Du Londres victorien à Haïti en passant par la Corse, 3 romans à gagner
Ce roman paru lors de la rentrée littéraire du mois d’aout, me faisait de l’œil. Il se passe en Corse. Un jeune insulaire poignarde un estivant qu’il connait depuis toujours, pour une banale histoire de désaccord sur le prix d’une bouteille de vin.
Derrière ce qui pourrait être un simple fait divers, Jérome Ferrari nous dépeint les habitants de cette île, confrontés à la masse de touristes débarquant sur leur île. Il condamne la violence érigée comme héritage de générations en générations.
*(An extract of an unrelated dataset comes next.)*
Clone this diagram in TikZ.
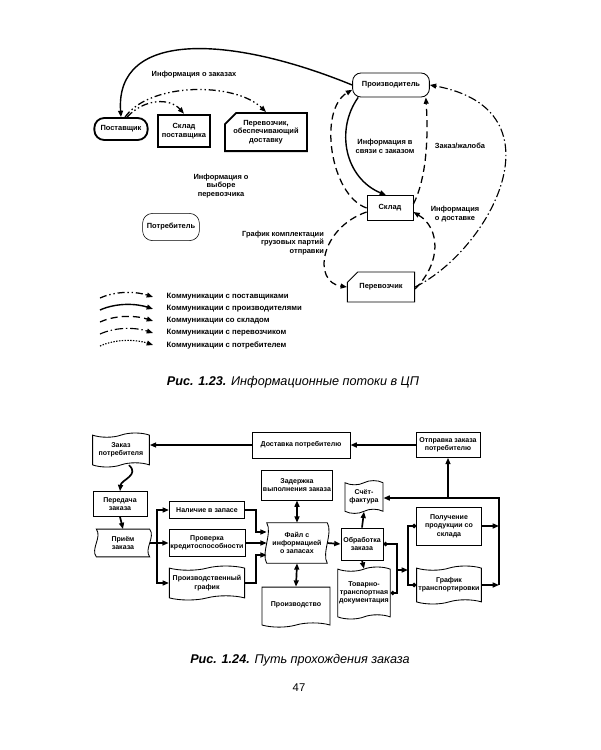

L’auteur mélange les époques, les voix, les personnages, les styles pour nous mettre face aux résultats de la colonisation, face aux différences qui perdurent depuis des siècles.
Un roman très travaillé qui m’a beaucoup plu pour son ton tragi-comique, pour la façon qu’a l’auteur de balader son lecteur sans jamais le perdre, et en le poussant toujours plus loin dans une réflexion sous-jacente.
Laissez-vous porter dans ce voyage de 140 pages qui vous mènera au cœur des dégâts du tourisme, et de l’exploitation de l’homme par l’homme.
Alexandre poignarde Alban. De cette tragédie , Jérôme Ferrari nous embarque dans deux dynasties de médiocres qui vont conduire les deux protagonistes au fait dramatique énoncé plus haut. Un style mordant et ironique, des phrases parfois un peu alambiquées, un roman assez court qui demande un petit effort de concentration à la lecture. Bien mais pas inoubliable…
En dépit du titre, Jérôme Ferrari ne nous emmène pas dans le golfe du Bengale, sur l’île de North Sentinel que ses habitants protègent du monde en accueillant les intrus de leurs flèches et de leurs lances, mais sur un bout de terre qui, s’il se garde de le nommer, n’en évoque pas moins clairement la Corse à laquelle il est si attaché.
Un soir d’août, pour une ridicule histoire de bouteille de vin, un jeune restaurateur poignarde un estivant dans une station balnéaire bondée de touristes. C’est un parent du meurtrier qui relate l’épisode du haut de son aigre condescendance pour cet homme, à ses yeux produit typiquement imbécile de ces anciennes lignées corses aussi fières qu’indolentes qui, dépendant jusqu’ici du banditisme, ne sont que trop heureuses de voir affluer l’argent facile tombé des poches de hordes touristiques, en vérité consternantes de médiocrité consumériste.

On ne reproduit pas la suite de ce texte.